I was wondering if anybody knows of an alternate light source to those listed above which doesn't create a banding effect in video mode? Possibly LCD? Halogen?

Cheers, Russ
 
I think this is because of the flickering that is present with fluorescent lights. You wont notice it with your eyes but camera equipment can pick it up. Try changing your shutter speed and see if that helps.
 
I think this is because of the flickering that is present with fluorescent lights. You wont notice it with your eyes but camera equipment can pick it up. Try changing your shutter speed and see if that helps.

Thanks for the reply.

I wanted to keep my aperture as wide as I could to be honest. I was just wondering if LED or Halogen lights produce a different result.
 
Thanks for the reply.

I wanted to keep my aperture as wide as I could to be honest. I was just wondering if LED or Halogen lights produce a different result.

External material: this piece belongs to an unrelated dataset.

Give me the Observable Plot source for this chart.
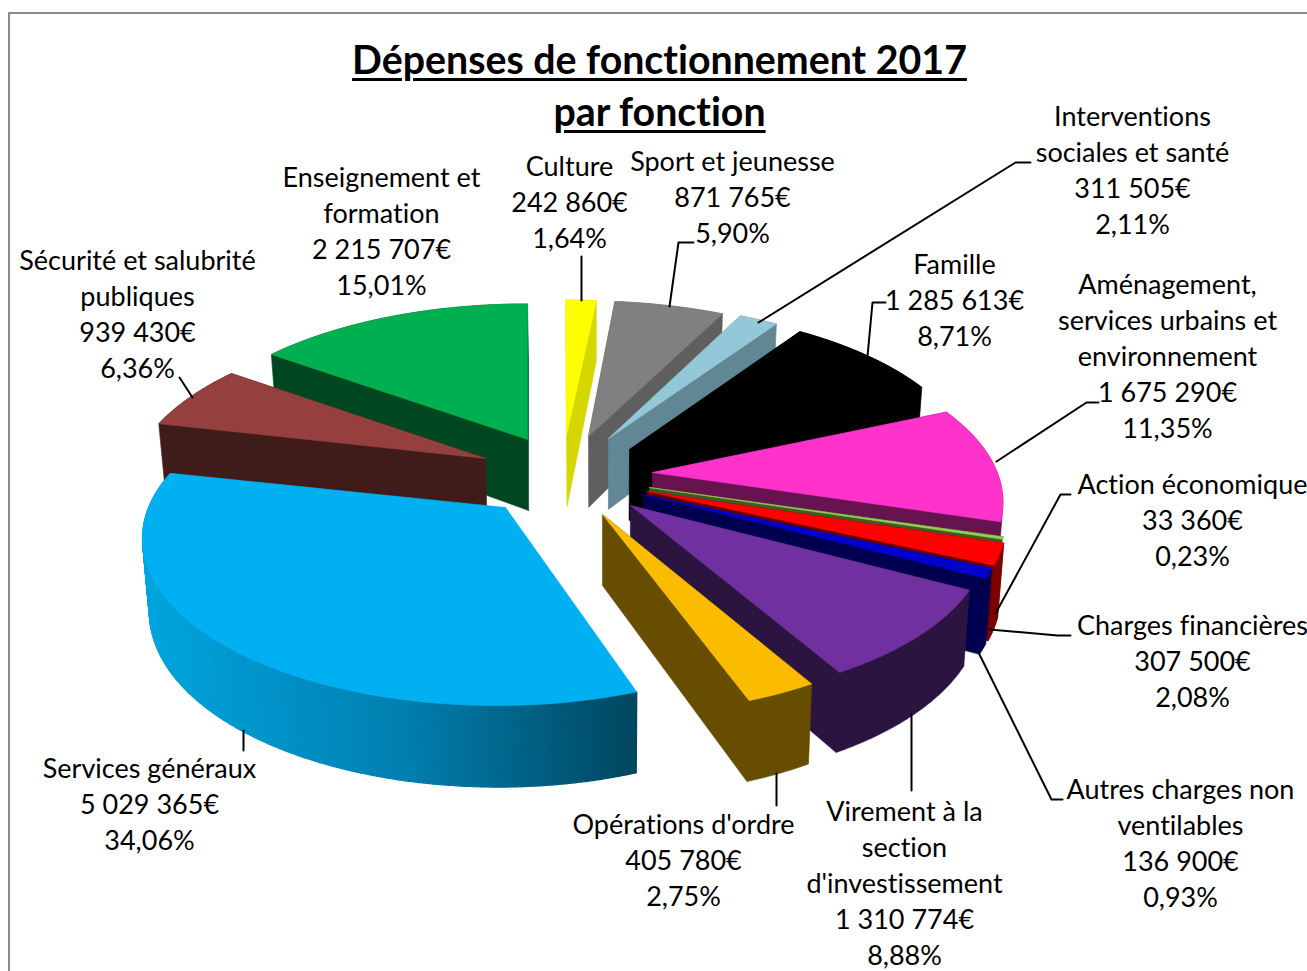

Its only present on fluorescent lights as far as I know, the flicker is from the 50hz mains power supply. What was your shutter speed?
 
If you have banding then no matter what iso or aperture you need to shoot at 50 or 60 on the camera. That will eliminate it.

But if you have strobe light going off then there is no way to top it looking like it freezes for a split second then stops...
 
Had a go with a couple of inspection lamp LEDs (being the only light source in the room), and worked fine with no banding, and very little noise.

A slight problem was with the LEDs being relatively low power, it meant I had to put the light source very close to the subject. Following the inverse square law the light fell away quite immediately after the subject meaning the illumination was very localised.

Under street-lit conditions it wasn't clever at all.